Andy Skelton 2:16 pm on October 28, 2010 Permalink
It’s not inefficient for every plugin to store a small amount of data in the options table. They will all be automatically loaded with a single query. The overhead added by a single, small row is small enough to ignore.
Peter Westwood 2:19 pm on October 28, 2010 Permalink
Agreed.
Also – you should try really hard to ensure your plugin still works even with the old settings until the upgrade had happened unless it can be done without user interaction.
In most cases if you need user interaction you can trigger an admin_notice on the next page load after the update.
If you have a update that takes a while consider using a wp-cron “job” to do the migration work.
Stephen Cronin 2:47 pm on October 28, 2010 Permalink
Thanks for pointing that Andy.
I was assuming a separate DB call for each plugin’s options entry. I knew the core options were bundled into a single DB call, but was under the impression (from heresay, not anything resembling facts) that non core options weren’t included and needed a separate DB call.
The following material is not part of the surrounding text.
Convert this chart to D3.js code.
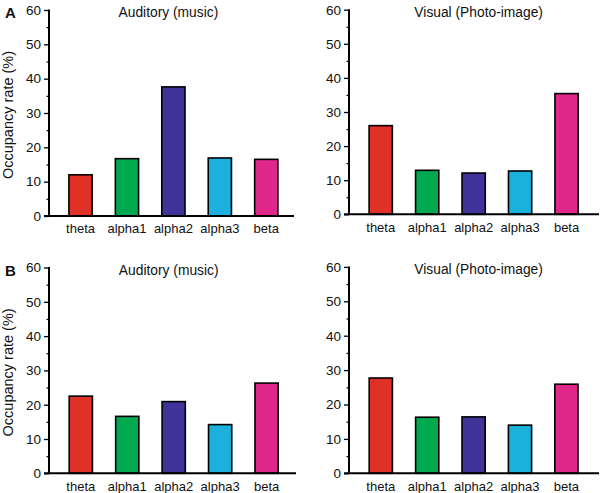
<!DOCTYPE html>
<html>
<head>
<meta charset="utf-8">
<script src="https://cdn.jsdelivr.net/npm/d3@7"></script>
<style>
  html, body { margin: 0; padding: 0; background: #fff; }
  svg { display: block; font-family: Arial, "Liberation Sans", Helvetica, sans-serif; }
</style>
</head>
<body>
<svg id="chart" width="602" height="493"></svg>
<script>
// ---- data ----
const categories = ["theta", "alpha1", "alpha2", "alpha3", "beta"];
const barColors = ["#e03127", "#00a84f", "#403399", "#1cb0dc", "#e0278a"];
const auditoryA = [12.0, 16.7, 37.6, 16.9, 16.5];
const visualA   = [26.0, 12.9, 12.1, 12.7, 35.4];
const auditoryB = [22.5, 16.6, 20.9, 14.2, 26.3];
const visualB   = [27.7, 16.3, 16.4, 14.0, 25.9];
const yTicks = [0, 10, 20, 30, 40, 50, 60];
const yMinorTicks = [5, 15, 25, 35, 45, 55];
const titles = ["Auditory (music)", "Visual (Photo-image)"];
const yTitle = "Occupancy rate (%)";

const svg = d3.select("#chart");

const panels = [
  { values: auditoryA, title: titles[0], ax: 49,  y0: 216,   y60: 10,    r: [57.3, 289.5], xEnd: 294, letter: "A", showYTitle: true },
  { values: visualA,   title: titles[1], ax: 349, y0: 214.3, y60: 9.7,   r: [357.5, 589.8], xEnd: 599, letter: null, showYTitle: false },
  { values: auditoryB, title: titles[0], ax: 49,  y0: 473.3, y60: 267.5, r: [57.6, 289.8], xEnd: 296, letter: "B", showYTitle: true },
  { values: visualB,   title: titles[1], ax: 349, y0: 473.3, y60: 266.9, r: [357.6, 589.6], xEnd: 599, letter: null, showYTitle: false }
];

panels.forEach(p => {
  const g = svg.append("g");
  const y = d3.scaleLinear().domain([0, 60]).range([p.y0, p.y60]);
  const x = d3.scaleBand().domain(categories).range(p.r).paddingInner(0.5).paddingOuter(0.25);

  // bars
  g.selectAll("rect.bar").data(p.values).enter().append("rect")
    .attr("class", "bar")
    .attr("x", (d, i) => x(categories[i]))
    .attr("width", x.bandwidth())
    .attr("y", d => y(d))
    .attr("height", d => y(0) - y(d))
    .attr("fill", (d, i) => barColors[i])
    .attr("stroke", "#000")
    .attr("stroke-width", 1.6);

  // y axis (major)
  const yAxis = d3.axisLeft(y).tickValues(yTicks).tickSize(5).tickPadding(3).tickFormat(d3.format("d"));
  const ya = g.append("g").attr("transform", `translate(${p.ax},0)`).call(yAxis);
  ya.select(".domain").remove();
  ya.selectAll(".tick line").attr("stroke", "#000").attr("stroke-width", 1.3);
  ya.selectAll(".tick text").attr("font-size", 13.5).attr("fill", "#111")
    .attr("font-family", "Arial, 'Liberation Sans', sans-serif");
  // minor ticks
  const ym = d3.axisLeft(y).tickValues(yMinorTicks).tickSize(2.5).tickFormat("");
  const ymg = g.append("g").attr("transform", `translate(${p.ax},0)`).call(ym);
  ymg.select(".domain").remove();
  ymg.selectAll(".tick line").attr("stroke", "#000").attr("stroke-width", 1.2);

  // axis lines
  g.append("line").attr("x1", p.ax).attr("x2", p.ax)
    .attr("y1", y(60) - 0.5).attr("y2", y(0))
    .attr("stroke", "#000").attr("stroke-width", 2);
  g.append("line").attr("x1", p.ax - 5).attr("x2", p.xEnd)
    .attr("y1", y(0)).attr("y2", y(0))
    .attr("stroke", "#000").attr("stroke-width", 2);

  // x category labels
  const xAxis = d3.axisBottom(x).tickSize(0).tickPadding(8);
  const xa = g.append("g").attr("transform", `translate(0,${p.y0})`).call(xAxis);
  xa.select(".domain").remove();
  xa.selectAll(".tick text").attr("font-size", 13).attr("fill", "#111")
    .attr("font-family", "Arial, 'Liberation Sans', sans-serif");

  // title
  g.append("text")
    .attr("x", (p.r[0] + p.r[1]) / 2 + (p.ax === 49 ? -5 : 5))
    .attr("y", p.y60 + 7)
    .attr("text-anchor", "middle")
    .attr("font-size", 13.8)
    .attr("fill", "#111")
    .text(p.title);

  if (p.letter) {
    g.append("text").attr("x", 5).attr("y", p.y60 + 8)
      .attr("font-size", 15).attr("font-weight", "bold").attr("fill", "#111")
      .text(p.letter);
  }
  if (p.showYTitle) {
    g.append("text")
      .attr("transform", `translate(13,${(p.y0 + p.y60) / 2 + 2}) rotate(-90)`)
      .attr("text-anchor", "middle")
      .attr("font-size", 14.5)
      .attr("fill", "#111")
      .text(yTitle);
  }
});
</script>
</body>
</html>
And Peter, yes, you’re right of course, the plugin shouldn’t rely on something existing that may not be there. I code properly *most* of the time, but I guess I’ve leant on the activation hook crutch occasionally. I think I need to spend some time with my plugins and make sure I’m not making the problem I’m complaining about
Peter Westwood 2:49 pm on October 28, 2010 Permalink
@Stephen: As long as you ask for your option to be autoloaded when registered it comes in one query with the rest of the autoloads
demetris 11:48 am on October 29, 2010 Permalink
Just a note regarding autoloading of options:
By default, autoload is set to yes for all options added via add_option. So, other than adding your option, there is nothing you need to specify if you want it to be autoloaded.
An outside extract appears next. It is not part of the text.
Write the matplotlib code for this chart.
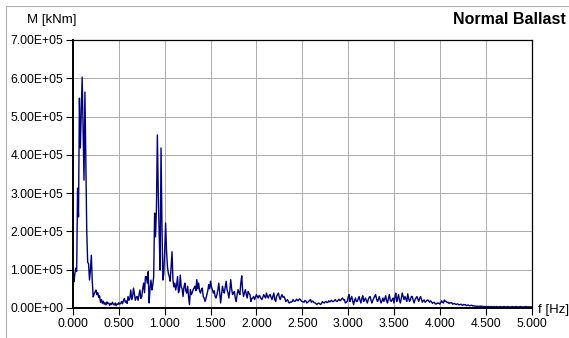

More here: http://codex.wordpress.org/Function_Reference/add_option
Jarkko Laine 7:35 pm on April 12, 2011 Permalink
Hi, just a quick note to point out that this documentation page is still giving wrong instructions for plugin developers: http://codex.wordpress.org/Creating_Tables_with_Plugins
Cheers,
Jarkko
Clint 2:54 am on May 15, 2012 Permalink
I am VERY late to this party, but when I manually de-activate a plugin, and then reactivate it again manually, won’t fire the “acivation hook”? Seems a little stupid. Also makes testing my plugin a huge pain.
Andrew Nacin 8:40 pm on August 31, 2012 Permalink
Even later to reply to you — If you manually de-activate and manually reactivate, yes, it fires the activation (and deactivation) hooks. This was only for core’s one-click updates — when we update a plugin, we do not fire an activation hook.